Joker Perfectly Set Up A Fight With Batman
The biggest moments of foreshadowing in Joker occur on two occasions. The first being the moment when Arthur meets a young Bruce Wayne at Wayne Manor and the second at the end of the film when Bruce’s parents are killed (in the canon way). The death of Thomas and Martha Wayne is inadvertently the fault of Arthur Fleck; it is Arthur’s “kill the rich” rebellion that caused all of the riots throughout Gotham and, therefore, the death of the Waynes. One can argue that Arthur does not intend to provoke an entire movement but he nevertheless does. The other pragmatic argument comes in the form of Joker’s timeline; Arthur is simply too old (in 1981) to fight an adult version of Bruce.
It's possible, then, that Arthur isn't the Joker at all, but that he merely inspires the real one.
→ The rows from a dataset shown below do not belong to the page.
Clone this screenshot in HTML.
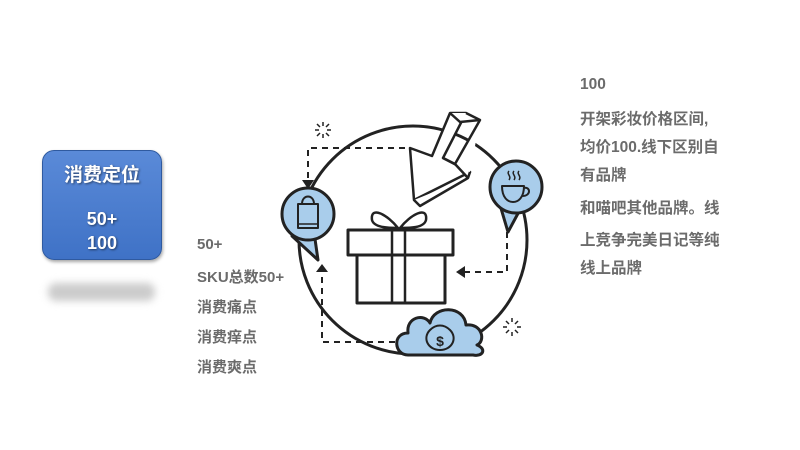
<!DOCTYPE html>
<html><head><meta charset="utf-8"><style>
body{margin:0;width:800px;height:450px;background:#fff;overflow:hidden;position:relative;font-family:"Liberation Sans","Noto Sans CJK SC",sans-serif}
.box{position:absolute;left:42px;top:150px;width:118px;height:108px;border-radius:12px;background:linear-gradient(#5a8ad8,#3f72c6);border:1px solid #2f5aa0;box-shadow:1px 2px 3px rgba(0,0,0,.35);color:#fff;font-weight:bold;text-align:center;font-size:19px;text-shadow:1px 1px 2px rgba(0,0,0,.5)}
.sh{position:absolute;left:48px;top:283px;width:107px;height:18px;background:#ccc;filter:blur(4px);border-radius:8px}
.t{position:absolute;color:#6b6b6b;font-weight:bold;font-size:15px;white-space:nowrap}
.r{font-size:15.5px}
</style></head><body>
<div class="box"><div style="margin-top:9px">消费定位</div><div style="margin-top:20px;line-height:24px;font-size:18px">50+<br>100</div></div>
<div class="sh"></div>
<div class="t" style="left:197px;top:236px">50+</div>
<div class="t" style="left:197px;top:266px">SKU总数50+</div>
<div class="t" style="left:197px;top:296px">消费痛点</div>
<div class="t" style="left:197px;top:326px">消费痒点</div>
<div class="t" style="left:197px;top:356px">消费爽点</div>
<div class="t r" style="left:580px;top:76px">100</div>
<div class="t r" style="left:580px;top:107px">开架彩妆价格区间,</div>
<div class="t r" style="left:580px;top:135px">均价100.线下区别自</div>
<div class="t r" style="left:580px;top:163px">有品牌</div>
<div class="t r" style="left:580px;top:196px">和喵吧其他品牌。线</div>
<div class="t r" style="left:580px;top:228px">上竞争完美日记等纯</div>
<div class="t r" style="left:580px;top:256px">线上品牌</div>
<svg width="800" height="450" style="position:absolute;left:0;top:0" fill="none" stroke="#222" stroke-width="3" stroke-linejoin="round">
<circle cx="413" cy="240" r="114"/>
<g stroke-width="2" stroke-dasharray="6,5">
<path d="M405 148H308V180"/><path d="M507 232V272H465"/><path d="M395 342H322V272"/>
</g>
<path d="M302 180h12l-6 9z M465 266v12l-9-6z M316 272h12l-6-8z" fill="#222" stroke="none"/>
<!-- arrow -->
<path d="M450 113L466 113L443 158L470 172L414 200L410 148L432 156Z" fill="#fff" stroke-width="2.5"/>
<path d="M450 113L460 122L480 120L466 113M480 120L455 164L468 178L470 172M468 178L420 206L414 200M455 164L443 158" fill="#fff" stroke-width="2.5"/>
<!-- gift -->
<rect x="357" y="255" width="88" height="48" fill="#fff"/>
<rect x="348" y="230" width="105" height="25" fill="#fff"/>
<path d="M392 230V303M405 230V303" stroke-width="2.5"/>
<path d="M398 228C388 215 370 205 372 220C374 228 390 228 398 228Z M400 228C410 215 428 205 426 220C424 228 410 228 400 228Z" fill="#fff" stroke-width="2.5"/>
<!-- bag bubble -->
<path d="M292 236L318 260L314 232Z" fill="#a9cdeb"/>
<circle cx="308" cy="214" r="26" fill="#a9cdeb"/>
<path d="M298 204h20v24h-20z" stroke-width="2"/><path d="M302 204c0-10 12-10 12 0" stroke-width="2"/><path d="M298 224h20" stroke-width="1.5"/>
<!-- cup bubble -->
<path d="M500 205L508 232L522 206Z" fill="#a9cdeb"/>
<circle cx="516" cy="187" r="26" fill="#a9cdeb"/>
<path d="M502 186h22c0 12-6 16-11 16s-11-4-11-16z M524 188c6-2 8 8-2 8" stroke-width="2"/>
<path d="M509 171c-3 3 3 5 0 9M514 171c-3 3 3 5 0 9M519 171c-3 3 3 5 0 9" stroke-width="1.5"/>
<!-- cloud -->
<path d="M408 355c-14 0-16-22 0-22c-2-16 16-20 22-10c4-18 34-18 36 2c16-2 20 16 11 20c10 4 6 12-4 10z" fill="#a9cdeb"/>
<path d="M430 330c6-6 14-6 20 0c8 8 2 20-10 20s-18-12-10-20z" stroke-width="2"/>
<text x="440" y="346" font-size="14" font-weight="bold" fill="#222" stroke="none" text-anchor="middle" font-family="Liberation Sans">$</text>
<g stroke-width="1.5">
<path d="M323 122v4M323 134v4M315 130h4M327 130h4M317 124l3 3M329 124l-3 3M317 136l3-3M329 136l-3-3"/>
<path d="M512 318v4M512 332v4M503 327h4M517 327h4M506 321l3 3M518 321l-3 3M506 333l3-3M518 333l-3-3"/>
</g>
</svg>
</body></html>
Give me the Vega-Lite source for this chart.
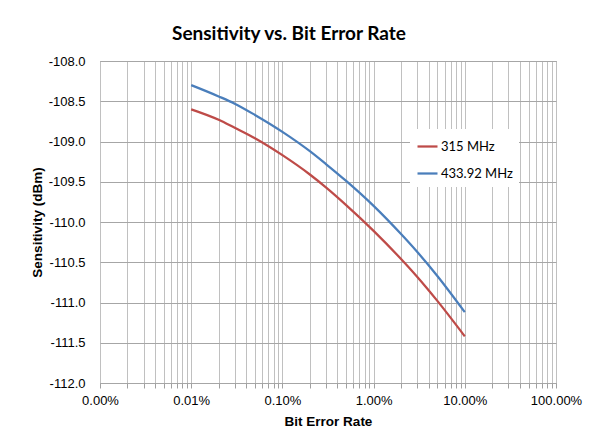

Similarly to Tim Burton’s Batman where Jack Napier kills Bruce’s parents and then becomes the Joker, the man at the end of Joker could do the same. This theory would not only be consistent with the many iterations of the character but the infamous quote from Alan Moore’s The Killing Joke: “If I’m to have past I prefer it be multiple choice.” The idea that the Joker can be anyone opens the door to a plethora of possibilities for Todd Phillips and even Joaquin Phoenix. What's more, when Bruce grows up, he would logically go after the Joker - instead of Joe Chill, who kills his parents in the comics - for being responsible for his parents' murders.
How Joker Could Fight Batman In The Sequel
There is a multitude of ways that Phoenix’s Joker could come into conflict with Batman. If Joker 2 chooses to explore the impact Arthur’s actions had on Gotham, then Batman could battle copycats (and would have a personal stake in it). Warner Bros could even decide to tie this version of the Joker into the DCEU as a symbol; Phoenix playing a completely different character (unbeknownst to everyone but the audience). Or, a sequel could explore the theory that Arthur’s origin story was all a fantasy and Batman already exists.
The aforementioned theory throws all of the timeline inconsistencies out the window. Arthur’s age does not matter if he was simply imagining himself in the 1980s; we do not know how much time has past at the end of the film. Joker 2 could pick up where the original left off, with Arthur escaping Arkham. However, this decision would take away a lot of Joker’s ambiguity and arguably tarnish the film. In order to leave as much of Joker intact as possible, Arthur would have to be a lot older when he comes in contact with the caped crusader. Whether or not Joker 2 happens is still up in the air; however if it does, then there needs to be a Batman, arguably at the expense of the first film.